We use them every day to print memos/reports, write love notes, or simply scribble irrelevant ramblings, yet only a few of us know where paper really came from. How did paper come about and who introduced them to us?
Papermaking was believed to be invented by the Chinese in 105A.D. It was introduced by an official of the Imperial Court named Ts'ai Lun. He took a bark of a mulberry tree, broke it into pieces, and pounded it until it became a sheet. From them on, paper become widely used in China.
From China, the art of papermaking reached Japan and Korea in 610A.D. Most of the paper then were made from Gampi and mulberry bark. Later on it was found out that adding rags hemp and old fish nets to the pulp improves the quality of paper. After that, paper making and use spread to the rest of the world through the Silk Road.

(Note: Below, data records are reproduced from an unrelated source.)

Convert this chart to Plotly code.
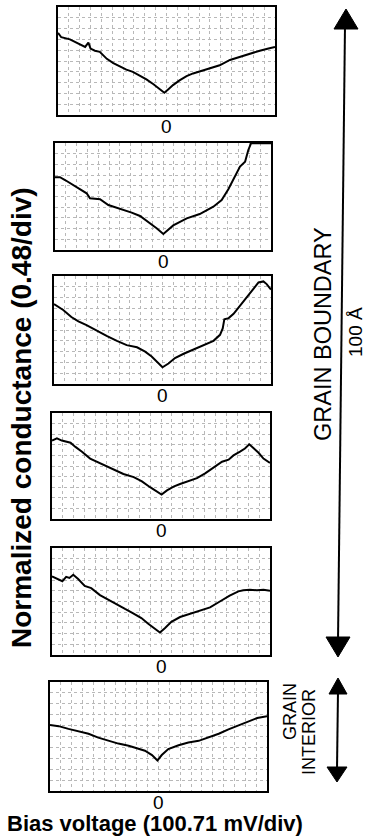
import plotly.graph_objects as go

# ---------------- data (grid divisions) ----------------
p1_x = [-10, -9.7, -8.9, -8.15, -7.5, -7.2, -7.0, -6.6, -6.15, -5.5, -4.9, -4.3, -3.7, -3.1, -2.5, -1.85, -1.2, -0.6, -0.2,
        0.15, 0.6, 1.2, 1.85, 2.45, 3.2, 4.0, 4.9, 5.85, 6.8, 7.7, 8.6, 9.4, 10]
p1_y = [7.6, 7.2, 7.0, 6.6, 6.3, 6.7, 6.15, 5.95, 5.85, 5.2, 4.8, 4.5, 4.2, 4.0, 3.7, 3.3, 2.85, 2.37, 2.06,
        2.37, 2.77, 3.2, 3.6, 3.85, 4.1, 4.3, 4.6, 5.1, 5.4, 5.7, 5.95, 6.15, 6.3]

p2_x = [-10, -9.54, -9.07, -8.6, -8.15, -7.53, -7.07, -6.76, -5.83, -5.06, -3.8, -2.9, -2.13, -1.2, -0.59, 0.03,
        0.95, 2.2, 3.4, 4.66, 5.43, 6.05, 6.5, 7.13, 7.6, 7.9, 8.15, 10]
p2_y = [6.8, 6.8, 6.54, 6.23, 5.98, 5.6, 5.3, 4.83, 4.74, 4.2, 3.8, 3.49, 3.18, 2.5, 2.03, 1.5,
        2.3, 2.96, 3.36, 4.05, 4.67, 5.67, 6.54, 7.8, 8.25, 9.35, 9.97, 9.97]

p3_x = [-10, -9.15, -8.4, -7.75, -7.0, -6.2, -5.15, -4.2, -3.3, -2.35, -1.6, -1.0, -0.4, 0.0, 0.55, 1.15, 1.95, 2.85,
        3.8, 4.7, 5.3, 5.55, 5.7, 6.1, 6.55, 7.2, 7.8, 8.4, 8.85, 9.3, 9.6, 10]
p3_y = [7.4, 6.85, 6.2, 5.8, 5.45, 5.0, 4.45, 4.0, 3.6, 3.4, 3.0, 2.55, 2.0, 1.55, 1.9, 2.4, 2.8, 3.2,
        3.6, 4.0, 4.55, 5.15, 6.0, 6.1, 6.5, 7.3, 8.1, 8.85, 9.4, 9.5, 9.25, 8.75]

p4_x = [-10, -9.55, -9.1, -8.3, -7.85, -7.25, -6.5, -5.7, -4.95, -4.2, -3.45, -2.5, -1.75, -1.0, -0.4, 0.05, 0.55,
        1.15, 1.75, 2.5, 3.3, 4.05, 4.8, 5.6, 6.2, 6.65, 7.25, 7.7, 8.1, 8.5, 8.95, 9.4, 10]
p4_y = [7.4, 7.6, 7.4, 7.2, 6.8, 6.35, 5.7, 5.3, 5.0, 4.55, 4.25, 3.95, 3.55, 3.0, 2.6, 2.3, 2.7,
        3.05, 3.3, 3.6, 3.85, 4.3, 4.8, 5.4, 5.6, 6.0, 6.35, 6.65, 7.05, 6.65, 6.25, 5.7, 5.3]

p5_x = [-10, -9.45, -9.05, -8.7, -8.4, -8.05, -7.6, -7.0, -6.4, -5.6, -4.85, -4.1, -3.3, -2.55, -1.8, -1.2, -0.55,
        -0.1, 0.35, 0.95, 1.75, 2.65, 3.55, 4.5, 5.4, 6.3, 7.1, 7.55, 8.15, 8.8, 9.4, 10]
p5_y = [7.35, 7.1, 6.9, 7.3, 7.2, 7.5, 7.1, 6.45, 6.25, 5.6, 5.15, 4.7, 4.3, 3.9, 3.45, 2.95, 2.4,
        2.1, 2.5, 3.1, 3.55, 3.85, 4.15, 4.45, 5.0, 5.55, 5.95, 6.05, 6.1, 6.05, 6.1, 6.0]

p6_x = [-10, -9.2, -8.3, -7.4, -6.45, -5.55, -4.6, -3.7, -2.75, -1.85, -1.25, -0.6, -0.1, 0.3, 0.9, 1.85, 2.75,
        3.7, 4.6, 5.55, 6.45, 7.4, 8.3, 9.1, 10]
p6_y = [6.05, 5.95, 5.7, 5.45, 5.25, 4.9, 4.6, 4.35, 4.15, 3.9, 3.7, 3.3, 2.8, 3.3, 3.85, 4.2, 4.45,
        4.6, 4.9, 5.25, 5.65, 6.0, 6.4, 6.7, 6.85]

series_x = [p1_x, p2_x, p3_x, p4_x, p5_x, p6_x]
series_y = [p1_y, p2_y, p3_y, p4_y, p5_y, p6_y]
zero_label = "0"

# ---------------- layout helpers ----------------
W, H = 368, 839
FONT = "Liberation Sans, Arial, sans-serif"


def px(x):
    return x / W


def py(y):
    return 1 - y / H


# panel boxes in pixels: left, right, top, bottom
boxes = [(58, 275, 7, 115), (55, 271, 143, 250), (54, 271, 276, 384),
         (52, 270, 413, 519), (52, 270, 548, 655), (50, 267, 682, 791)]

fig = go.Figure()
layout = dict(
    width=W, height=H,
    margin=dict(l=0, r=0, t=0, b=0),
    paper_bgcolor="white", plot_bgcolor="white",
    showlegend=False,
    font=dict(family=FONT, color="black"),
)
annotations = []
for i, (xs, ys) in enumerate(zip(series_x, series_y)):
    n = "" if i == 0 else str(i + 1)
    l, r, t, b = boxes[i]
    fig.add_trace(go.Scatter(x=xs, y=ys, mode="lines",
                             line=dict(color="black", width=2),
                             xaxis="x" + n, yaxis="y" + n, hoverinfo="skip"))
    axcommon = dict(showgrid=True, gridcolor="#b8b8b8", griddash="dot", gridwidth=1,
                    zeroline=False, showline=True, mirror=True, linecolor="black",
                    linewidth=2, ticks="", showticklabels=False, tickmode="linear",
                    tick0=0, dtick=1, fixedrange=True)
    layout["xaxis" + n] = dict(axcommon, range=[-10, 10], domain=[px(l), px(r)],
                               anchor="y" + n)
    layout["yaxis" + n] = dict(axcommon, range=[0, 10], domain=[py(b), py(t)],
                               anchor="x" + n)
    annotations.append(dict(x=0, y=py(b + 11), xref="x" + n, yref="paper",
                            text=zero_label, showarrow=False,
                            font=dict(size=19, family=FONT, color="black"),
                            xanchor="center", yanchor="middle"))

annotations += [
    dict(x=px(21), y=py(418), xref="paper", yref="paper", textangle=-90,
         text="<b>Normalized conductance (0.48/div)</b>", showarrow=False,
         font=dict(size=28, family=FONT), xanchor="center", yanchor="middle"),
    dict(x=px(155), y=py(823), xref="paper", yref="paper",
         text="<b>Bias voltage (100.71 mV/div)</b>", showarrow=False,
         font=dict(size=22, family=FONT), xanchor="center", yanchor="middle"),
    dict(x=px(323), y=py(334), xref="paper", yref="paper", textangle=-90,
         text="GRAIN BOUNDARY", showarrow=False,
         font=dict(size=23.5, family=FONT), xanchor="center", yanchor="middle"),
    dict(x=px(355), y=py(332), xref="paper", yref="paper", textangle=-90,
         text="100 Å", showarrow=False,
         font=dict(size=19, family=FONT), xanchor="center", yanchor="middle"),
    dict(x=px(290), y=py(712), xref="paper", yref="paper", textangle=-90,
         text="GRAIN", showarrow=False,
         font=dict(size=18, family=FONT), xanchor="center", yanchor="middle"),
    dict(x=px(309), y=py(732), xref="paper", yref="paper", textangle=-90,
         text="INTERIOR", showarrow=False,
         font=dict(size=18, family=FONT), xanchor="center", yanchor="middle"),
]
layout["annotations"] = annotations


def tri(tipx, tipy, basey, half):
    return (f"M {px(tipx)} {py(tipy)} L {px(tipx - half)} {py(basey)} "
            f"L {px(tipx + half)} {py(basey)} Z")


shapes = [
    dict(type="line", xref="paper", yref="paper", x0=px(345), y0=py(25), x1=px(338), y1=py(642),
         line=dict(color="black", width=2)),
    dict(type="path", xref="paper", yref="paper", path=tri(346, 9, 29, 12),
         fillcolor="black", line=dict(color="black", width=1)),
    dict(type="path", xref="paper", yref="paper", path=tri(338, 657, 637, 12),
         fillcolor="black", line=dict(color="black", width=1)),
    dict(type="line", xref="paper", yref="paper", x0=px(338), y0=py(690), x1=px(337), y1=py(770),
         line=dict(color="black", width=2)),
    dict(type="path", xref="paper", yref="paper", path=tri(338, 678, 694, 9),
         fillcolor="black", line=dict(color="black", width=1)),
    dict(type="path", xref="paper", yref="paper", path=tri(337, 782, 767, 10),
         fillcolor="black", line=dict(color="black", width=1)),
]
layout["shapes"] = shapes

fig.update_layout(**layout)
fig.write_html("out.html", config={"displayModeBar": False},
               post_script="document.body.style.margin='0px';document.body.style.overflow='hidden';")
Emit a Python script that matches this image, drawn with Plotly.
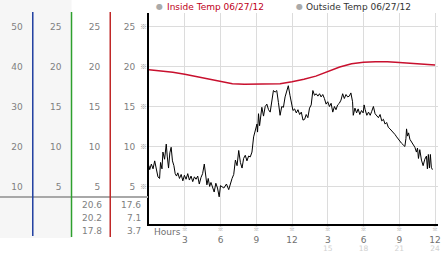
import plotly.graph_objects as go

# ---------------- data ----------------
inside_hours = [0, 1, 2, 3, 4, 5, 6, 7, 8, 9, 10, 11, 12, 13, 14, 15, 16, 17, 18, 19, 20, 21, 22, 23, 24]
inside_temp = [19.6, 19.45, 19.3, 19.05, 18.75, 18.4, 18.1, 17.85, 17.8, 17.8, 17.8, 17.85, 18.1,
               18.4, 18.8, 19.4, 19.95, 20.35, 20.55, 20.6, 20.6, 20.5, 20.4, 20.3, 20.2]

outside_hours = [0.00, 0.06, 0.20, 0.34, 0.48, 0.61, 0.75, 0.89, 0.97, 1.09, 1.17, 1.31, 1.45, 1.53,
                 1.64, 1.75, 1.86, 1.97, 2.09, 2.20, 2.31, 2.42, 2.56, 2.70, 2.84, 2.97, 3.11, 3.25,
                 3.39, 3.53, 3.67, 3.81, 3.95, 4.09, 4.22, 4.36, 4.50, 4.64, 4.75, 4.86, 4.97, 5.09,
                 5.20, 5.34, 5.47, 5.61, 5.75, 5.89,
                 6.00, 6.28, 6.50, 6.69, 6.83, 6.97, 7.11, 7.25, 7.39, 7.53, 7.67, 7.81, 7.94, 8.08,
                 8.22, 8.36, 8.50, 8.64, 8.78, 8.92, 9.06, 9.11, 9.19, 9.28, 9.39, 9.47, 9.61, 9.75,
                 9.89, 10.03, 10.17, 10.31, 10.44, 10.58, 10.72, 10.86, 11.00, 11.14, 11.28, 11.42,
                 11.56, 11.69, 11.83, 11.97,
                 12.08, 12.22, 12.36, 12.50, 12.64, 12.78, 12.92, 13.06, 13.19, 13.33, 13.47, 13.61,
                 13.75, 13.89, 14.03, 14.17, 14.31, 14.44, 14.58, 14.72, 14.86, 15.00, 15.14, 15.28,
                 15.42, 15.56, 15.69, 15.83, 15.97, 16.11, 16.25, 16.39, 16.53, 16.67, 16.81, 16.94,
                 17.08, 17.14, 17.28, 17.42, 17.55, 17.69, 17.83, 17.97,
                 18.05, 18.14, 18.28, 18.42, 18.56, 18.69, 18.83, 18.97, 19.11, 19.25, 19.39, 19.53,
                 19.67, 19.81, 19.94, 20.08, 20.22, 20.36, 20.50, 20.64, 20.78, 20.92, 21.06, 21.19,
                 21.33, 21.47, 21.56, 21.61, 21.69, 21.78, 21.89, 22.03, 22.17, 22.31, 22.44, 22.53,
                 22.61, 22.72, 22.86, 23.00, 23.14, 23.28, 23.36, 23.44, 23.53, 23.61, 23.69, 23.78]
outside_temp = [7.6, 7.1, 7.8, 7.2, 8.2, 7.3, 6.2, 6.0, 8.0, 7.2, 9.3, 8.4, 10.3, 8.8,
                7.3, 9.2, 9.9, 8.2, 7.6, 6.6, 6.3, 6.7, 6.0, 6.5, 5.7, 6.4, 5.9, 6.6,
                5.8, 6.3, 5.6, 6.2, 5.9, 6.3, 5.3, 6.1, 6.6, 7.8, 6.3, 5.2, 6.0, 5.0,
                5.5, 4.7, 4.3, 5.4, 4.8, 3.7,
                5.1, 4.8, 5.3, 4.6, 5.4, 6.0, 6.5, 8.3, 7.6, 9.5, 8.0, 7.3, 8.5, 8.9,
                8.2, 8.8, 8.7, 9.3, 11.2, 12.0, 12.8, 11.8, 14.1, 12.6, 14.5, 14.9, 13.8, 15.0,
                15.3, 14.6, 14.3, 15.8, 17.0, 16.8, 17.0, 15.5, 13.9, 15.0, 14.9, 16.2,
                16.8, 17.6, 16.4, 15.2,
                14.5, 14.7, 14.2, 14.6, 14.0, 14.3, 13.3, 13.4, 14.0, 13.6, 14.8, 15.2,
                17.0, 16.4, 16.6, 16.3, 16.6, 16.2, 16.5, 16.0, 15.3, 15.6, 15.0, 15.4,
                14.3, 15.0, 14.6, 15.2, 15.4, 15.8, 16.6, 16.0, 16.5, 16.2, 16.3, 16.7,
                15.6, 13.9, 14.8, 14.2, 14.7, 14.0, 14.5, 14.2,
                15.2, 14.6, 13.9, 14.3, 13.9, 14.4, 15.0, 14.1, 13.9, 13.6, 14.0, 13.2,
                13.4, 12.8, 13.0, 12.4, 12.2, 12.0, 11.8, 11.5, 11.2, 10.9, 10.6, 10.4,
                10.2, 10.0, 11.0, 12.2, 11.3, 11.7, 10.9, 10.6, 10.2, 9.9, 9.3, 9.8,
                8.5, 9.6, 8.3, 7.6, 8.4, 8.8, 7.2, 9.0, 7.3, 9.0, 7.4, 7.1]

hour_ticks = [3, 6, 9, 12, 15, 18, 21, 24]
hour_labels = ["3", "6", "9", "12", "3", "6", "9", "12"]
hour24_ticks = [15, 18, 21, 24]
hour24_labels = ["15", "18", "21", "24"]
temp_ticks = [5, 10, 15, 20, 25]
wide_ticks = [10, 20, 30, 40, 50]
legend_labels = ["Inside Temp 06/27/12", "Outside Temp 06/27/12"]

# ---------------- geometry helpers ----------------
W, H = 442, 253
def px(x):
    return x / W
def py(y):
    return 1 - y / H

FONT = "DejaVu Sans"
Y_RANGE = [0.3, 26.7]
X_RANGE = [0, 24.25]
X_DOM = [px(150), px(441)]
Y_DOM = [py(224), py(13)]
MARK = "※"

fig = go.Figure()
fig.add_trace(go.Scatter(x=inside_hours, y=inside_temp, mode="lines",
                         line=dict(color="#c8102e", width=1.5), hoverinfo="skip"))
fig.add_trace(go.Scatter(x=outside_hours, y=outside_temp, mode="lines",
                         line=dict(color="#000000", width=1), hoverinfo="skip"))
# empty traces so that the extra scale axes get drawn
for xa, ya in [("x2", "y"), ("x3", "y"), ("x", "y2"), ("x", "y3"), ("x", "y4"), ("x", "y5")]:
    fig.add_trace(go.Scatter(x=[None], y=[None], xaxis=xa, yaxis=ya, mode="lines",
                             hoverinfo="skip", showlegend=False))

lab_font = dict(family=FONT, size=9, color="#808080")
mark_font = dict(family="Noto Sans CJK JP", size=7, color="#909090")
xmark_font = dict(family="Noto Sans CJK JP", size=5.5, color="#909090")

fig.update_layout(
    width=W, height=H, margin=dict(l=0, r=0, t=0, b=0),
    paper_bgcolor="white", plot_bgcolor="white", showlegend=False,
    font=dict(family=FONT, size=9, color="#666"),
    xaxis=dict(domain=X_DOM, range=X_RANGE, tickvals=hour_ticks, ticktext=hour_labels,
               showgrid=True, gridcolor="#dcdcdc", gridwidth=1, zeroline=False,
               showline=True, linecolor="black", linewidth=2, ticks="",
               ticklabelstandoff=6, ticklabeloverflow="allow",
               tickfont=dict(family=FONT, size=9, color="#707070"), anchor="y"),
    xaxis2=dict(overlaying="x", anchor="free", position=py(224), range=X_RANGE,
                tickvals=hour_ticks, ticktext=[MARK] * len(hour_ticks), showgrid=False,
                zeroline=False, showline=False, ticks="", ticklabelstandoff=0,
                ticklabeloverflow="allow", tickfont=xmark_font),
    xaxis3=dict(overlaying="x", anchor="free", position=py(224), range=X_RANGE,
                tickvals=hour24_ticks, ticktext=hour24_labels, showgrid=False,
                zeroline=False, showline=False, ticks="", ticklabelstandoff=18,
                ticklabeloverflow="allow", tickfont=dict(family=FONT, size=7.5, color="#d0d0d0")),
    yaxis=dict(domain=Y_DOM, range=Y_RANGE, tickvals=temp_ticks,
               showgrid=True, gridcolor="#dcdcdc", gridwidth=1, zeroline=False,
               showline=True, linecolor="black", linewidth=2, ticks="",
               ticklabelstandoff=10, tickfont=lab_font, anchor="x"),
    yaxis5=dict(overlaying="y", anchor="free", position=px(149), range=Y_RANGE,
                tickvals=temp_ticks, ticktext=[MARK] * len(temp_ticks), showgrid=False,
                zeroline=False, showline=False, ticks="", ticklabelstandoff=1,
                tickfont=mark_font),
    yaxis2=dict(overlaying="y", anchor="free", position=px(33),
                range=[2 * Y_RANGE[0], 2 * Y_RANGE[1]], tickvals=wide_ticks,
                showgrid=False, zeroline=False, showline=False, ticks="",
                ticklabelstandoff=10, tickfont=lab_font),
    yaxis3=dict(overlaying="y", anchor="free", position=px(72), range=Y_RANGE,
                tickvals=temp_ticks, showgrid=False, zeroline=False, showline=False,
                ticks="", ticklabelstandoff=10, tickfont=lab_font),
    yaxis4=dict(overlaying="y", anchor="free", position=px(111), range=Y_RANGE,
                tickvals=temp_ticks, showgrid=False, zeroline=False, showline=False,
                ticks="", ticklabelstandoff=10, tickfont=lab_font),
)

shapes = []
shapes.append(dict(type="rect", xref="paper", yref="paper", x0=0, x1=px(72), y0=py(238), y1=1,
                   fillcolor="#f6f6f6", line=dict(width=0), layer="below"))
shapes.append(dict(type="line", xref="paper", yref="paper", x0=0, x1=px(149), y0=py(197), y1=py(197),
                   line=dict(color="#a8a8a8", width=2)))
for xx, col, yb in [(33, "#1f3fa0", 236), (72, "#2ea02e", 237), (111, "#c02828", 237)]:
    shapes.append(dict(type="line", xref="paper", yref="paper", x0=px(xx), x1=px(xx),
                       y0=py(yb), y1=py(12), line=dict(color=col, width=1.5)))
fig.update_layout(shapes=shapes)

ann = []
ann.append(dict(text="●", x=px(161), y=py(7), xref="paper", yref="paper", showarrow=False,
                xanchor="center", yanchor="middle", font=dict(family=FONT, size=8, color="#aaa")))
ann.append(dict(text=legend_labels[0], x=px(166), y=py(7), xref="paper", yref="paper", showarrow=False,
                xanchor="left", yanchor="middle", font=dict(family=FONT, size=9, color="#c0001a")))
ann.append(dict(text="●", x=px(302), y=py(7), xref="paper", yref="paper", showarrow=False,
                xanchor="center", yanchor="middle", font=dict(family=FONT, size=8, color="#aaa")))
ann.append(dict(text=legend_labels[1], x=px(306), y=py(7), xref="paper", yref="paper", showarrow=False,
                xanchor="left", yanchor="middle", font=dict(family=FONT, size=9, color="#333")))
ann.append(dict(text="Hours", x=px(153), y=py(232), xref="paper", yref="paper", showarrow=False,
                xanchor="left", yanchor="middle", font=dict(family=FONT, size=9, color="#707070")))
in_stats = [max(inside_temp), inside_temp[-1], min(inside_temp)]
out_stats = [max(outside_temp), outside_temp[-1], min(outside_temp)]
for i, yy in enumerate([205, 218, 231]):
    ann.append(dict(text=f"{in_stats[i]:.1f}", x=px(105), y=py(yy), xref="paper", yref="paper",
                    showarrow=False, xanchor="right", yanchor="middle", font=lab_font))
    ann.append(dict(text=f"{out_stats[i]:.1f}", x=px(144), y=py(yy), xref="paper", yref="paper",
                    showarrow=False, xanchor="right", yanchor="middle", font=lab_font))
fig.update_layout(annotations=ann)

fig.write_html("out.html")
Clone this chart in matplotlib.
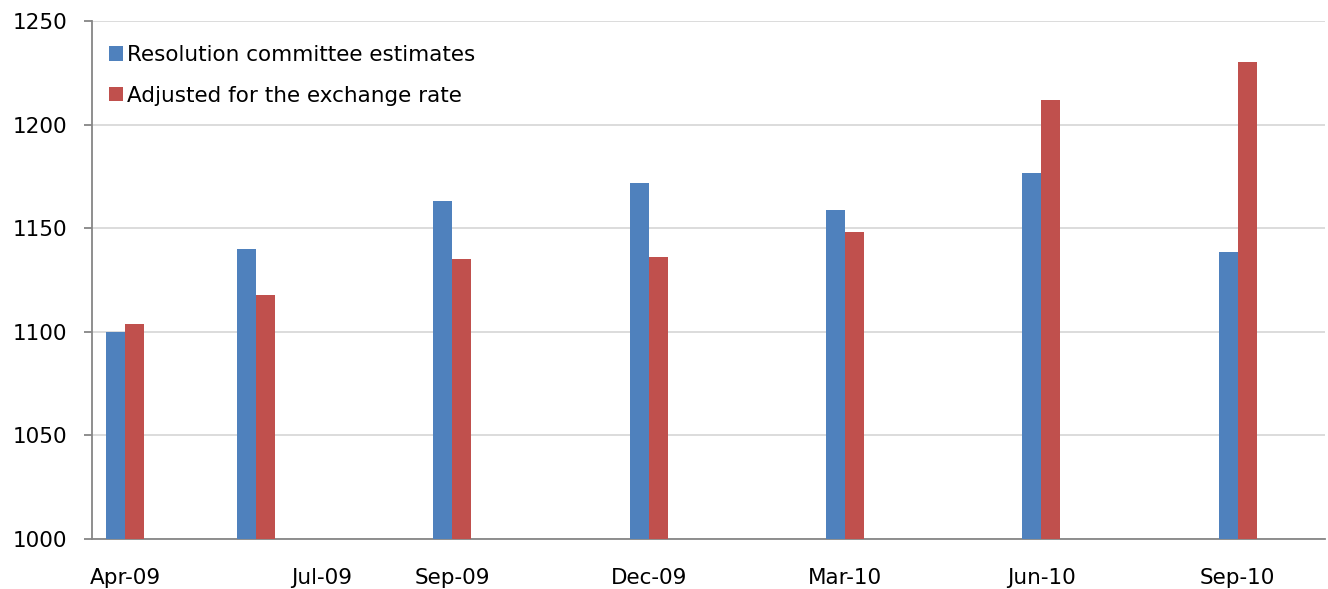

The Chinese kept the secret of paper making to themselves for a long time to gain monopoly of the trade. However, when the T’ang army was defeated by the Ottoman Turks in 751A.D, the Arabs discovered paper making and put up the first paper industry in 793A.D in Baghdad. The paper industry remained with the Arabs for a long time as well. It wasn’t until the early 10th century that the Egyptians learned about this craft. Later on, in 1100A.D, paper reached North Africa and in 1150A.D. it arrived in Spain. By the time 1453 came, Gutenberg was able to invent the printer press. In America, the first paper industry was built in 1690.